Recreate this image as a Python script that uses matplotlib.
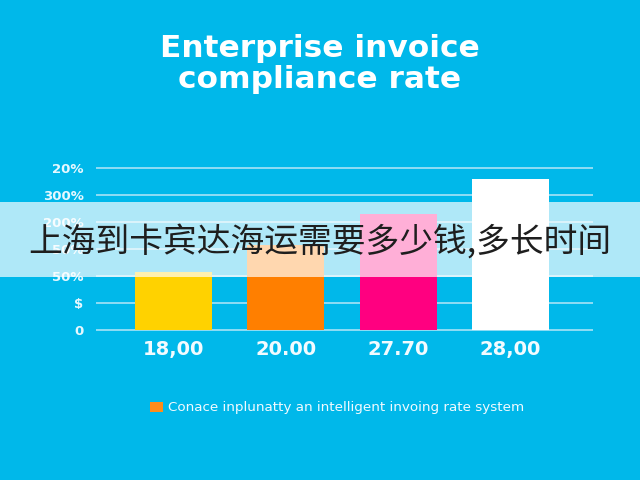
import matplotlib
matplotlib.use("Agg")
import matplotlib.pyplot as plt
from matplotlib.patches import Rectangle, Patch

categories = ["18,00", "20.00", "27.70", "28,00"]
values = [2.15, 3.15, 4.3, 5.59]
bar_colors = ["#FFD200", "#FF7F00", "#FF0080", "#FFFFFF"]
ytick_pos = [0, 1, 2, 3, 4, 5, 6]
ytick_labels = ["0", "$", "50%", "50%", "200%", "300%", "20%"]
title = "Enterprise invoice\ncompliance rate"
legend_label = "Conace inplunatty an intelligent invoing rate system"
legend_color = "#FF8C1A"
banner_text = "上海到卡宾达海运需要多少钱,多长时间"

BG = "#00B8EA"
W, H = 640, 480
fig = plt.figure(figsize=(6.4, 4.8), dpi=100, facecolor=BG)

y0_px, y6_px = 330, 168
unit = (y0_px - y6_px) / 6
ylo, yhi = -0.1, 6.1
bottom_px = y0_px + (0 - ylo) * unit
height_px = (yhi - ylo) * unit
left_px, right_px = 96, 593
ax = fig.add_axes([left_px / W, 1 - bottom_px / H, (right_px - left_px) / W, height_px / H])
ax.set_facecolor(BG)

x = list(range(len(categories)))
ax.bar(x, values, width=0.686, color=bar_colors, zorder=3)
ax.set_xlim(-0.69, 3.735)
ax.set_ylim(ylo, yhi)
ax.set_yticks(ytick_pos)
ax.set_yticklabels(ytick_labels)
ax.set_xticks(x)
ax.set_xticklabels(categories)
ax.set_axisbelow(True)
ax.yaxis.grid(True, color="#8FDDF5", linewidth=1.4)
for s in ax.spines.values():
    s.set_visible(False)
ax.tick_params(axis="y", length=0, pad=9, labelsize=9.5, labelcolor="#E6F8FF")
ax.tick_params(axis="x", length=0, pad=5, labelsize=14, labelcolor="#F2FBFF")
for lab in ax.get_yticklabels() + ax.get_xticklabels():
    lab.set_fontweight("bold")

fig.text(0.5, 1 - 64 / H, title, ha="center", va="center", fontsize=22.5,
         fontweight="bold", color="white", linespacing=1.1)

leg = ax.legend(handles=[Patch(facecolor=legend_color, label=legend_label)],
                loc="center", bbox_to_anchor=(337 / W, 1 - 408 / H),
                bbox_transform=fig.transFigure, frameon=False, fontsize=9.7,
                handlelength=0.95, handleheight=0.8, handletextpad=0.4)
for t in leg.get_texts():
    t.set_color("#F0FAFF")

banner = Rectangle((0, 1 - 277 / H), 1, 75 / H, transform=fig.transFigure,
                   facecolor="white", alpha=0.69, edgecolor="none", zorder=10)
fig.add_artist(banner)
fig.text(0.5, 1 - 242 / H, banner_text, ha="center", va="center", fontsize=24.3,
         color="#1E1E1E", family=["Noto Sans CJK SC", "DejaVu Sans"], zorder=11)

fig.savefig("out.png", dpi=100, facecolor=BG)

Problem description> Repeat the data exactly, dropping every picture it holds.

Finished task>
Recreate this image as a Python script that uses matplotlib.
import matplotlib
matplotlib.use("Agg")
import matplotlib.pyplot as plt
from matplotlib.patches import Rectangle, Patch

categories = ["18,00", "20.00", "27.70", "28,00"]
values = [2.15, 3.15, 4.3, 5.59]
bar_colors = ["#FFD200", "#FF7F00", "#FF0080", "#FFFFFF"]
ytick_pos = [0, 1, 2, 3, 4, 5, 6]
ytick_labels = ["0", "$", "50%", "50%", "200%", "300%", "20%"]
title = "Enterprise invoice\ncompliance rate"
legend_label = "Conace inplunatty an intelligent invoing rate system"
legend_color = "#FF8C1A"
banner_text = "上海到卡宾达海运需要多少钱,多长时间"

BG = "#00B8EA"
W, H = 640, 480
fig = plt.figure(figsize=(6.4, 4.8), dpi=100, facecolor=BG)

y0_px, y6_px = 330, 168
unit = (y0_px - y6_px) / 6
ylo, yhi = -0.1, 6.1
bottom_px = y0_px + (0 - ylo) * unit
height_px = (yhi - ylo) * unit
left_px, right_px = 96, 593
ax = fig.add_axes([left_px / W, 1 - bottom_px / H, (right_px - left_px) / W, height_px / H])
ax.set_facecolor(BG)

x = list(range(len(categories)))
ax.bar(x, values, width=0.686, color=bar_colors, zorder=3)
ax.set_xlim(-0.69, 3.735)
ax.set_ylim(ylo, yhi)
ax.set_yticks(ytick_pos)
ax.set_yticklabels(ytick_labels)
ax.set_xticks(x)
ax.set_xticklabels(categories)
ax.set_axisbelow(True)
ax.yaxis.grid(True, color="#8FDDF5", linewidth=1.4)
for s in ax.spines.values():
    s.set_visible(False)
ax.tick_params(axis="y", length=0, pad=9, labelsize=9.5, labelcolor="#E6F8FF")
ax.tick_params(axis="x", length=0, pad=5, labelsize=14, labelcolor="#F2FBFF")
for lab in ax.get_yticklabels() + ax.get_xticklabels():
    lab.set_fontweight("bold")

fig.text(0.5, 1 - 64 / H, title, ha="center", va="center", fontsize=22.5,
         fontweight="bold", color="white", linespacing=1.1)

leg = ax.legend(handles=[Patch(facecolor=legend_color, label=legend_label)],
                loc="center", bbox_to_anchor=(337 / W, 1 - 408 / H),
                bbox_transform=fig.transFigure, frameon=False, fontsize=9.7,
                handlelength=0.95, handleheight=0.8, handletextpad=0.4)
for t in leg.get_texts():
    t.set_color("#F0FAFF")

banner = Rectangle((0, 1 - 277 / H), 1, 75 / H, transform=fig.transFigure,
                   facecolor="white", alpha=0.69, edgecolor="none", zorder=10)
fig.add_artist(banner)
fig.text(0.5, 1 - 242 / H, banner_text, ha="center", va="center", fontsize=24.3,
         color="#1E1E1E", family=["Noto Sans CJK SC", "DejaVu Sans"], zorder=11)

fig.savefig("out.png", dpi=100, facecolor=BG)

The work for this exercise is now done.